Perhaps to assuage his regret at abandoning film photography, Jantzen decided that digital image-making is a different form. “It is an entirely new medium altogether, one closer to painting and sculpture,” he writes. That’s arguable, but the artist’s switch to pixels has encouraged him to take an art-historical approach. “Ostinato” includes some still lives of fruit and flowers, classic oil-painting subjects, and a fractured view of an actual painting, “Study No. 32 (I Like Cezanne).” There’s also a deconstructed/reconstructed view of a Campbell’s Soup box, which nods to Warhol.
In the tradition of pre-digital photography, Jantzen sometimes considers ordinary things: a ragged storefront, a tree stump or his hand holding a book. But digital imagery, for Jantzen at least, leads to large and often architectural subjects. That makes sense, because the photographer has become sort of a builder himself. The multitiered work in “Ostinato” couldn’t actually exist in the 3-D world, but it is impeccably constructed and kind of grand.
Where Jantzen tends to focus on human-made or -arranged subjects, Georg Kuettinger takes his digital camera into the wild. Or at least to locations that are as wild as can be found in Western Europe, where landscapes tend to be well-manicured. The German photographer, having his first American solo show at Project 4, constructs large-format, extremely widescreen vistas from multiple images. There’s a patchwork aspect to his photo collages, especially on close inspection, but from a distance they appear nearly natural and almost seamless. The slight jumpiness of cut-together pieces such as “Salinas del Janubio” or “Polders” plays on the human-imposed patterns of, respectively, agricultural fields or a latticework of canals.

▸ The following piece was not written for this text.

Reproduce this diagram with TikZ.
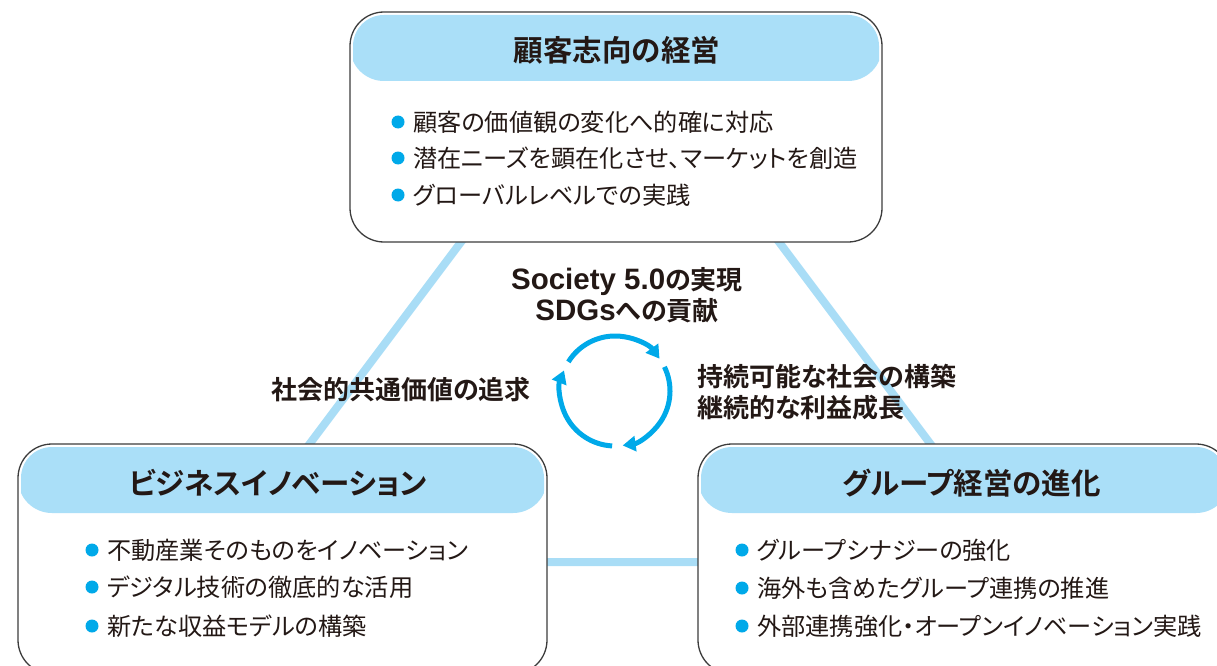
\documentclass[tikz,border=0pt]{standalone}
\usepackage{fontspec}
\setmainfont{Noto Sans CJK JP}[BoldFont={Noto Sans CJK JP Bold},RawFeature=+palt]
\newfontfamily\latinfont{Liberation Sans}
\usetikzlibrary{arrows.meta}
\definecolor{hdr}{HTML}{AADFF8}
\definecolor{trilc}{HTML}{A9DDF6}
\definecolor{cy}{HTML}{00A9E9}
\definecolor{bline}{HTML}{3C3C3C}
\definecolor{txt}{HTML}{231815}
\newcommand{\latn}[1]{{\latinfont\fontsize{29.5}{31}\selectfont #1}}
\begin{document}
\begin{tikzpicture}[x=1pt,y=1pt,
 box/.style={draw=bline, line width=1.3pt, rounded corners=34pt, fill=white,
   minimum width=532pt, minimum height=230pt, inner sep=0pt,
   path picture={
     \begin{scope}
     \clip[rounded corners=31pt] ([shift={(3pt,-3pt)}]path picture bounding box.north west) rectangle ([shift={(-3pt,3pt)}]path picture bounding box.south east);
     \fill[hdr] (path picture bounding box.north west) rectangle ([yshift=-69pt]path picture bounding box.north east);
     \end{scope}}},
 ttl/.style={font=\fontsize{29.5}{34}\selectfont\bfseries, text=txt, inner sep=0pt},
 itm/.style={font=\fontsize{24.2}{29}\selectfont, text=txt, inner sep=0pt, anchor=west},
 lbl/.style={font=\fontsize{26}{31}\selectfont\bfseries, text=txt, inner sep=0pt},
 triline/.style={draw=trilc, line width=8pt},
 cyc/.style={draw=cy, line width=5pt, -{Triangle[length=13pt,width=15pt]}},
 dot/.style={fill=cy}
]
\useasboundingbox (0,0) rectangle (1217,-666);
\begin{scope}
\clip (0,0) rectangle (1217,-666);
% triangle behind boxes
\coordinate (va) at (620,-30);
\coordinate (vb) at (221,-562);
\coordinate (vc) at (1019,-562);
\draw[triline] (va) -- (vb) -- (vc) -- cycle;

% boxes
\node[box] (topbox) at (616,-127) {};
\node[box, minimum width=529pt] (leftbox) at (282.5,-559) {};
\node[box] (rightbox) at (964,-559) {};

% titles
\node[ttl] (t1) at (617,-50) {顧客志向の経営};
\node[ttl] (t2) at (278,-483) {ビジネスイノベーション};
\node[ttl] (t3) at (972,-483) {グループ経営の進化};

% top items
\node[itm] (a1) at (413,-122) {顧客の価値観の変化へ的確に対応};
\node[itm] (a2) at (413,-158) {潜在ニーズを顕在化させ、マーケットを創造};
\node[itm] (a3) at (413,-195) {グローバルレベルでの実践};
\fill[dot] ([xshift=-15pt]a1.west) circle (6.5pt);
\fill[dot] ([xshift=-15pt]a2.west) circle (6.5pt);
\fill[dot] ([xshift=-15pt]a3.west) circle (6.5pt);

% left items
\node[itm] (b1) at (107,-550) {不動産業そのものをイノベーション};
\node[itm] (b2) at (107,-587) {デジタル技術の徹底的な活用};
\node[itm] (b3) at (107,-626) {新たな収益モデルの構築};
\fill[dot] ([xshift=-15pt]b1.west) circle (6.5pt);
\fill[dot] ([xshift=-15pt]b2.west) circle (6.5pt);
\fill[dot] ([xshift=-15pt]b3.west) circle (6.5pt);

% right items
\node[itm] (c1) at (757,-550) {グループシナジーの強化};
\node[itm] (c2) at (757,-588) {海外も含めたグループ連携の推進};
\node[itm] (c3) at (757,-626) {外部連携強化・オープンイノベーション実践};
\fill[dot] ([xshift=-15pt]c1.west) circle (6.5pt);
\fill[dot] ([xshift=-15pt]c2.west) circle (6.5pt);
\fill[dot] ([xshift=-15pt]c3.west) circle (6.5pt);

% centre labels
\node[lbl, align=center] (soc) at (627,-295) {\latn{Society 5.0}の実現\\\latn{SDGs}への貢献};
\node[lbl] (shakai) at (401,-390) {社会的共通価値の追求};
\node[lbl, align=left, anchor=west] (jizoku) at (697,-392) {持続可能な社会の構築\\継続的な利益成長};

% cycle
\coordinate (cc) at (615,-391);
\draw[cyc] ([shift={(148:55pt)}]cc) arc[start angle=148, end angle=36, radius=55pt];
\draw[cyc] ([shift={(26:55pt)}]cc) arc[start angle=26, end angle=-82, radius=55pt];
\draw[cyc] ([shift={(-93:55pt)}]cc) arc[start angle=-93, end angle=-202, radius=55pt];
\end{scope}
\end{tikzpicture}
\end{document}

Sometimes, Kuettinger enlists close-ups to construct a sweeping tableau. Four images of forests, from Spain, Portugal and Italy, show tree trunks at close hand. Unlike most such photos, these are horizontal rather than vertical, revealing only a small portion of the trees’ height. But the images are stacked atop one another on the wall, so that they cumulatively present a sense of towering. Together, the four sets of trees seem to be in a kind of dance, and the white patches of sunlight that penetrate the canopies could be theatrical spotlights.